To the younger generation, this preference for human interaction while banking will presumably be baffling. (And what is a cheque anyway? some of you may even be thinking.) The specific and granular qualities of everyday life are also landmarks for which one can feel intense nostalgia, and a desire to hold onto them even when their utility is gone. Perhaps when you no longer had to get an operator to manually connect you on the telephone that too seemed like an unseemly and inhuman loss of politeness, deliberation and courtesy. So many innovations, while immeasurably improving the swiftness and convenience of everyday tasks, remove the appreciation that we are all people, exchanging goods and services with one another for our mutual benefit. We miss cash in this regard: the exchange of physical tokens, the reckoning of change, was a ritual we enjoyed. Cash seems to be another casualty of the pandemic, though it’s not quite dead yet. We are determined to go on using it for as long as possible. Perhaps it can be brought back from the brink.

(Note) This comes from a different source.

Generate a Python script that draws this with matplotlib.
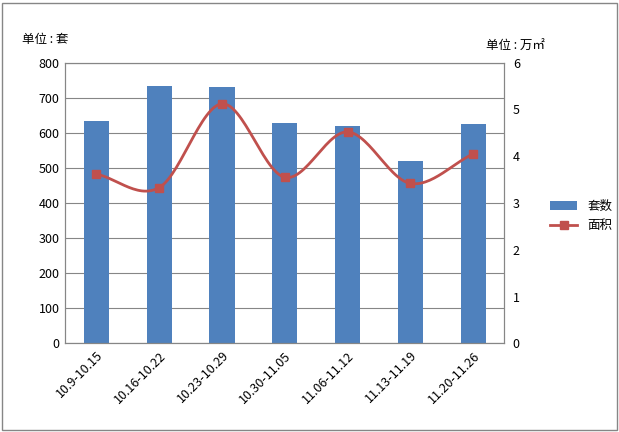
import numpy as np
import matplotlib.pyplot as plt
from matplotlib.patches import Rectangle

plt.rcParams['font.family'] = ['Noto Sans CJK SC', 'DejaVu Sans']

# ---- data ----
weeks = ["10.9-10.15", "10.16-10.22", "10.23-10.29", "10.30-11.05",
         "11.06-11.12", "11.13-11.19", "11.20-11.26"]
units = [633, 733, 730, 627, 620, 520, 624]          # 套数
area = [3.62, 3.33, 5.12, 3.55, 4.52, 3.42, 4.05]    # 面积 (万㎡)


def smooth(x, y, n=30):
    # Catmull-Rom curve through the points, like Excel's smoothed line
    x = np.asarray(x, float)
    y = np.asarray(y, float)
    px = np.concatenate([[2*x[0]-x[1]], x, [2*x[-1]-x[-2]]])
    py = np.concatenate([[2*y[0]-y[1]], y, [2*y[-1]-y[-2]]])
    xs, ys = [], []
    t = np.linspace(0, 1, n)
    for i in range(1, len(px)-2):
        for p, out in ((px, xs), (py, ys)):
            p0, p1, p2, p3 = p[i-1], p[i], p[i+1], p[i+2]
            out.extend(0.5*((2*p1) + (-p0+p2)*t + (2*p0-5*p1+4*p2-p3)*t**2
                            + (-p0+3*p1-3*p2+p3)*t**3))
    return xs, ys


fig = plt.figure(figsize=(6.19, 4.32), dpi=100)
ax = fig.add_axes([0.105, 0.205, 0.71, 0.65])
x = np.arange(len(weeks))

bars = ax.bar(x, units, width=0.4, color="#4f81bd", label="套数", zorder=2)
ax.set_ylim(0, 800)
ax.set_yticks(range(0, 801, 100))
ax.set_xlim(-0.5, len(weeks)-0.5)
ax.set_xticks(x)
ax.set_xticklabels(weeks, rotation=45, ha="right", rotation_mode="anchor")
ax.grid(axis="y", color="#868686", linewidth=0.8, zorder=0)
ax.tick_params(labelsize=9, length=0, pad=4)

ax2 = ax.twinx()
sx, sy = smooth(x, area)
ax2.plot(sx, sy, color="#c0504d", linewidth=2, zorder=3)
ax2.plot(x, area, "s", color="#c0504d", markersize=6, zorder=4)
ax2.plot([], [], color="#c0504d", marker="s", linewidth=2, label="面积")
ax2.set_ylim(0, 6)
ax2.set_yticks(range(0, 7))
ax2.tick_params(labelsize=9, length=0, pad=6)

for a in (ax, ax2):
    for s in a.spines.values():
        s.set_color("#868686")

fig.text(0.035, 0.9, "单位 : 套", fontsize=9)
fig.text(0.785, 0.885, "单位 : 万㎡", fontsize=9)

h1, l1 = ax.get_legend_handles_labels()
h2, l2 = ax2.get_legend_handles_labels()
fig.legend(h1 + h2[-1:], l1 + l2[-1:], loc="center left",
           bbox_to_anchor=(0.87, 0.5), frameon=False, fontsize=9,
           handlelength=2.2)

fig.add_artist(Rectangle((0.003, 0.004), 0.993, 0.99, transform=fig.transFigure,
                         fill=False, edgecolor="#868686", linewidth=1))

fig.savefig("out.png", dpi=100)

Things change, and yet they stay the same. The café next door to Calverts in Bethnal Green where we used to buy avocado toast and a flat white when those were brand new things is long gone. But over the canal in Broadway Market we found a marvellous shop selling cinnamon buns and delicious piping-hot chai in addition to the eggs and bread that first caught our eye in their window. We had a nice chat with the people serving, and also with the fishmonger further up the road. The evolution of food back into an experience that is worth spending time on, in which it’s worth specialising, is a cheering trend.
We were at Calverts to print our new patterns, Quercus and Sprig. They’re now printed but not yet dried, trimmed, or turned into notebooks. The images you see here are of the rejects — sheets on which the colours weren’t quite right and which, transiently at least, went in the skip. The desire to drag them out and make something of them was irresistible, it turned out. Don’t worry, nothing got thrown away. From broken and old things, and from mistakes, new ideas arise. Decay and destruction are maybe even necessary precursors to creativity. The new patterns will be for sale in the spring, and we’ll be in touch when they’re ready. However, since at least one of the purposes of this newsletter is to peddle our wares, I will mention that just arrived on our website right now are four new printing blocks which might come in useful for Valentine’s Day. These have been lonely times. We’re feeling a strong desire to express affection for all our human connections, even bank tellers whose names we never knew.